Give back exactly the lines from the one with "Emit a web page" through the one with "const binWidth = 1;", inclusive, without the images.

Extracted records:
(begin)

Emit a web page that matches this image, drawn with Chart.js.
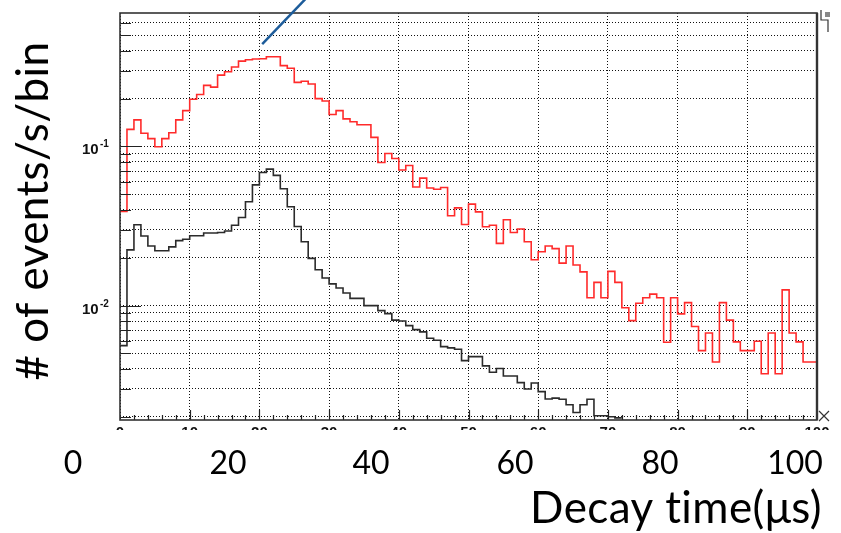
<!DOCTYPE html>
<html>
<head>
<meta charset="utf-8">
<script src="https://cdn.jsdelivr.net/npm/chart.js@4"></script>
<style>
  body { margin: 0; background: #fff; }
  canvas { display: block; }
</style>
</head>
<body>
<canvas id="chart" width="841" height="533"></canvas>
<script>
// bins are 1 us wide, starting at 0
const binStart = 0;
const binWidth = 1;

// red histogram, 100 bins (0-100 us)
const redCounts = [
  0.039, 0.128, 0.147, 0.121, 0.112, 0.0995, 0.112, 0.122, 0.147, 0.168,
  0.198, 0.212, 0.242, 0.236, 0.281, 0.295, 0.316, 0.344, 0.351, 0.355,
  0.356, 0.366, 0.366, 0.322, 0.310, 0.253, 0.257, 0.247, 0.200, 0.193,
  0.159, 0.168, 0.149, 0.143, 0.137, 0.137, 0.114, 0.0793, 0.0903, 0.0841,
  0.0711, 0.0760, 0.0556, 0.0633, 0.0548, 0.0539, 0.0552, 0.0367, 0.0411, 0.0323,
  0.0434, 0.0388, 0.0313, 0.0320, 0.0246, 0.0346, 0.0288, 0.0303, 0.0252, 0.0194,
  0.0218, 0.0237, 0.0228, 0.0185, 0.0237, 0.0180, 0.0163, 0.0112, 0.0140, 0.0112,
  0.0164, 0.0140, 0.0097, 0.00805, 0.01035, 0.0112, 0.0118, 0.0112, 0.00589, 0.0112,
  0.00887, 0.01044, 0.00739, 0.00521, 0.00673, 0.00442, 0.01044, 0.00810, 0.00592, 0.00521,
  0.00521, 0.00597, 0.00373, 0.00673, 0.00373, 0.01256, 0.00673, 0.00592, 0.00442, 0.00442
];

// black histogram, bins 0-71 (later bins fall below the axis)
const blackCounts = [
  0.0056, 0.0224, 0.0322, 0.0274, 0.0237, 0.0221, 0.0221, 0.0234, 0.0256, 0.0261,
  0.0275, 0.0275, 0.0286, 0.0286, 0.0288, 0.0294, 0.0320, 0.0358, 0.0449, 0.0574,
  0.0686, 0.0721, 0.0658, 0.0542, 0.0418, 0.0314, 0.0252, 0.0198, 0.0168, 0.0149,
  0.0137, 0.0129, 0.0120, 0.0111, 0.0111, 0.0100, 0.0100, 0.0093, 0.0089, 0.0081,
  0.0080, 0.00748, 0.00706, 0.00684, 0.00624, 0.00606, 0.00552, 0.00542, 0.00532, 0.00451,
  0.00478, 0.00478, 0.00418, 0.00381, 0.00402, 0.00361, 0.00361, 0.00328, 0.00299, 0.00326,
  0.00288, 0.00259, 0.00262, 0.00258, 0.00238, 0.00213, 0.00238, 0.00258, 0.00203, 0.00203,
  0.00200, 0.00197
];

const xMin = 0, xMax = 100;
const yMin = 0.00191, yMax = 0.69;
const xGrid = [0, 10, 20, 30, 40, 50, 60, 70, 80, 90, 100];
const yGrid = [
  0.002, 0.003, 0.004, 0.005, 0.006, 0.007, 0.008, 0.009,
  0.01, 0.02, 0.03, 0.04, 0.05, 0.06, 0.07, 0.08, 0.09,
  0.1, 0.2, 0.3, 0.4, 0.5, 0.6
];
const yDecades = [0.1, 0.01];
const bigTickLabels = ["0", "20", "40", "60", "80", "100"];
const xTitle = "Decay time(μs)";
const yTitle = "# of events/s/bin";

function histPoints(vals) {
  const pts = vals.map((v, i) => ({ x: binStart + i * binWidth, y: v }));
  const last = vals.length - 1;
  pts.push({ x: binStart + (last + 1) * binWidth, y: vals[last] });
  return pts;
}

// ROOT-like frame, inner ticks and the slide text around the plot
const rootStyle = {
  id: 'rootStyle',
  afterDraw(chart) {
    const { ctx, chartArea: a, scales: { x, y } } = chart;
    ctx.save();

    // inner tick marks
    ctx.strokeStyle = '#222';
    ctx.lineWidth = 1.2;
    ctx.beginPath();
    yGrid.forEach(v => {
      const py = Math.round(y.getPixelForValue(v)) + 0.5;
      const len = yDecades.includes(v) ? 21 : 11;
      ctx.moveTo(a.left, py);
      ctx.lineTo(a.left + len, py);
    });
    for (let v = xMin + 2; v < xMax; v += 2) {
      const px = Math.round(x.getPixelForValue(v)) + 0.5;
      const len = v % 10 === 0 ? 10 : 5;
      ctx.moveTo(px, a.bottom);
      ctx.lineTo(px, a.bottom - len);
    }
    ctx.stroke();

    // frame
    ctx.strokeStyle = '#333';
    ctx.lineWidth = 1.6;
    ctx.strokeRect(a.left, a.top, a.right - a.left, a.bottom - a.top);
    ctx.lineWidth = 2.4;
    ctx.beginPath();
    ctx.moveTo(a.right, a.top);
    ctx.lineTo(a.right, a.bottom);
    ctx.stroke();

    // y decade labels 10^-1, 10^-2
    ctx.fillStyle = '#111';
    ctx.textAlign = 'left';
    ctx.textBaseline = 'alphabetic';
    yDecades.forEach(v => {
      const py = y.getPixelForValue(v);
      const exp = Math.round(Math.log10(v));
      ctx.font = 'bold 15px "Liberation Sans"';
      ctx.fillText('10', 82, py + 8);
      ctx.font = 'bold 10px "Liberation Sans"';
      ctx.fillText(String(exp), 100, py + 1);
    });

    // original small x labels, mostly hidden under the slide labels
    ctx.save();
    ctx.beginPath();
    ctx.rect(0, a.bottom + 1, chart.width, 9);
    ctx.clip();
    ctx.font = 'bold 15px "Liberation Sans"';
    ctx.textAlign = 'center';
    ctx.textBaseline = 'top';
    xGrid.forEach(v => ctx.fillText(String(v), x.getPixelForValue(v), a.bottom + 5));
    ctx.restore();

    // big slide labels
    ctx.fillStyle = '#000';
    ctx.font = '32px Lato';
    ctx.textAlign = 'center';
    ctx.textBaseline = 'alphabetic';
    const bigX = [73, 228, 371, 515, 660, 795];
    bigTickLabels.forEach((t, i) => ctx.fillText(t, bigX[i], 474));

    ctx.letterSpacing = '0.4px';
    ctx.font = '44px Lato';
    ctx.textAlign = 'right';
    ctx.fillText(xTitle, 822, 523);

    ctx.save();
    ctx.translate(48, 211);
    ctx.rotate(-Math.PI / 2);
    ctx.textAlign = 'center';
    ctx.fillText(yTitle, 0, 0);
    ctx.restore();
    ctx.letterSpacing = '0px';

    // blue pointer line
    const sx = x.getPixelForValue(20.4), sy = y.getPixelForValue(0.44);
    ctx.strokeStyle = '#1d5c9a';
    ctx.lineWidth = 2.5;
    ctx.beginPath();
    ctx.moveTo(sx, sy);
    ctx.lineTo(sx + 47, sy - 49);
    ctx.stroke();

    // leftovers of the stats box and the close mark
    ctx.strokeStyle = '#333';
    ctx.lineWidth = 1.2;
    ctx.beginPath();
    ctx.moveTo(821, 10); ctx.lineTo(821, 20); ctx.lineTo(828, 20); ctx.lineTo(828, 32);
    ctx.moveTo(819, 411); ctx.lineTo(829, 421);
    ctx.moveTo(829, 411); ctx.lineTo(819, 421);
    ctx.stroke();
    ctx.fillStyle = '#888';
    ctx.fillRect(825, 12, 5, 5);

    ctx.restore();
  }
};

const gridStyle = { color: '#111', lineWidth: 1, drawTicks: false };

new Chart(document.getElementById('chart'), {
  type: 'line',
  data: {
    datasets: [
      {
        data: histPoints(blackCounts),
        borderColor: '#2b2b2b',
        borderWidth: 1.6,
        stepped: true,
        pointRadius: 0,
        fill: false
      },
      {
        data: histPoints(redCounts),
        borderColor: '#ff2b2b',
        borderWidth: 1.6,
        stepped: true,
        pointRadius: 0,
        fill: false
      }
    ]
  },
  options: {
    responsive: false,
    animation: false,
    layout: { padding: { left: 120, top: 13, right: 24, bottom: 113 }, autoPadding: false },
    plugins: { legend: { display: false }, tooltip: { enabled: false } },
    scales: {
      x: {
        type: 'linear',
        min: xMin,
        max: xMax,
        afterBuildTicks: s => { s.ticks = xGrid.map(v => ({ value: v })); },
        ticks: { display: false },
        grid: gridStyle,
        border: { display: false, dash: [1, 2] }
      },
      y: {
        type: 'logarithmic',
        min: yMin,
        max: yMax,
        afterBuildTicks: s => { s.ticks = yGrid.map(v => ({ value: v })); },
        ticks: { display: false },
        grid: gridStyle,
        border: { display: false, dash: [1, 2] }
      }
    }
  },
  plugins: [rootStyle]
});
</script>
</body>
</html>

(end)
(begin)

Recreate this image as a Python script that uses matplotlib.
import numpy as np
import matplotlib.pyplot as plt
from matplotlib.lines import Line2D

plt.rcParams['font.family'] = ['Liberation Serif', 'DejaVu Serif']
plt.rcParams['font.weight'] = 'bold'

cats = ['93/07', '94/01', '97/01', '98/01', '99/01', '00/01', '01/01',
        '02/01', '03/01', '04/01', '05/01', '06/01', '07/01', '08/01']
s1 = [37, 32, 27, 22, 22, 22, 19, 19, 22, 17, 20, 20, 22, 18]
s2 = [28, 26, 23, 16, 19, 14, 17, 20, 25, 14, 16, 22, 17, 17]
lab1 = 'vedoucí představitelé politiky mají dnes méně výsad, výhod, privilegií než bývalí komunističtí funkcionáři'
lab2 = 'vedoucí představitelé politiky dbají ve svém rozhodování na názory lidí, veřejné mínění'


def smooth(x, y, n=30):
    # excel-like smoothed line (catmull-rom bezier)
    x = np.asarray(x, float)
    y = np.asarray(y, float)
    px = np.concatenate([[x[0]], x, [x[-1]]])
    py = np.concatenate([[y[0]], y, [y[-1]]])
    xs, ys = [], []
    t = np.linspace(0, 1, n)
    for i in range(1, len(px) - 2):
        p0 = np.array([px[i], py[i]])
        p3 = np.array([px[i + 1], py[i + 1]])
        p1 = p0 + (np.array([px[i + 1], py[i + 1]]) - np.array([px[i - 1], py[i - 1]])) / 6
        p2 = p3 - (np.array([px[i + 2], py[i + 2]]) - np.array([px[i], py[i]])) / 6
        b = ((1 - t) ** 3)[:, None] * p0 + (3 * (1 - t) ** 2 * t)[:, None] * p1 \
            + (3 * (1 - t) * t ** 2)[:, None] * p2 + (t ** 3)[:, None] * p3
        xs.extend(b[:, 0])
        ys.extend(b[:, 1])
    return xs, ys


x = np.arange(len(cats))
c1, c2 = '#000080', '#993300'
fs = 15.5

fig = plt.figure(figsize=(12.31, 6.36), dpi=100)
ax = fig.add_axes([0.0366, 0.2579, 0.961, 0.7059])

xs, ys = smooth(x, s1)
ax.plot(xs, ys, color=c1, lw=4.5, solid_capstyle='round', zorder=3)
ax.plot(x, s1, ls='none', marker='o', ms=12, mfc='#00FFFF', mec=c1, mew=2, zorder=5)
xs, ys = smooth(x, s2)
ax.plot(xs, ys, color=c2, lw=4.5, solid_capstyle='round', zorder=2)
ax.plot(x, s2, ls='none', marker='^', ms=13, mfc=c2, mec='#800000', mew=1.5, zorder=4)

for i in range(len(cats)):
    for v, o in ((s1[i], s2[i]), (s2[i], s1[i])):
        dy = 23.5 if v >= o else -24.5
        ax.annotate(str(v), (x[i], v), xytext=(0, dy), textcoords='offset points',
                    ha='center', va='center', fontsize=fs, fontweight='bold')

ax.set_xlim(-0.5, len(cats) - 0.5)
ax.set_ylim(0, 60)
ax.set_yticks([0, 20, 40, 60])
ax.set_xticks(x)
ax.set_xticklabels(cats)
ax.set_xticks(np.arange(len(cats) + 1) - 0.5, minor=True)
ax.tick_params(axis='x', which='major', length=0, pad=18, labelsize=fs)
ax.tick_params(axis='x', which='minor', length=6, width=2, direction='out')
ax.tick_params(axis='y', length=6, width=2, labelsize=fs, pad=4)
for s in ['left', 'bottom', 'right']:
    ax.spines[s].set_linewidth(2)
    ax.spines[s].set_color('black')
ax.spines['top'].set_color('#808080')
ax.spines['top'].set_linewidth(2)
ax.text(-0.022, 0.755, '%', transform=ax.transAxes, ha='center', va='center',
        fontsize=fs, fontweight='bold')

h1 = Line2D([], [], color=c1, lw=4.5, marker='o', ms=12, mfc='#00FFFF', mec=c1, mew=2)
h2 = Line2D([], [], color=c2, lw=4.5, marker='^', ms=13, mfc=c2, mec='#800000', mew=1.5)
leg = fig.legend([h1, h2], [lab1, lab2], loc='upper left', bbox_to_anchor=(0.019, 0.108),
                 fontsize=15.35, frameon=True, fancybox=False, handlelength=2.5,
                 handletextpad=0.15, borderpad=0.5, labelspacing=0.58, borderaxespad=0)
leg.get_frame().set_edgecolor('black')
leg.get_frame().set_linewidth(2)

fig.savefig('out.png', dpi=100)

(end)

Output for this task:
Emit a web page that matches this image, drawn with Chart.js.
<!DOCTYPE html>
<html>
<head>
<meta charset="utf-8">
<script src="https://cdn.jsdelivr.net/npm/chart.js@4"></script>
<style>
  body { margin: 0; background: #fff; }
  canvas { display: block; }
</style>
</head>
<body>
<canvas id="chart" width="841" height="533"></canvas>
<script>
// bins are 1 us wide, starting at 0
const binStart = 0;
const binWidth = 1;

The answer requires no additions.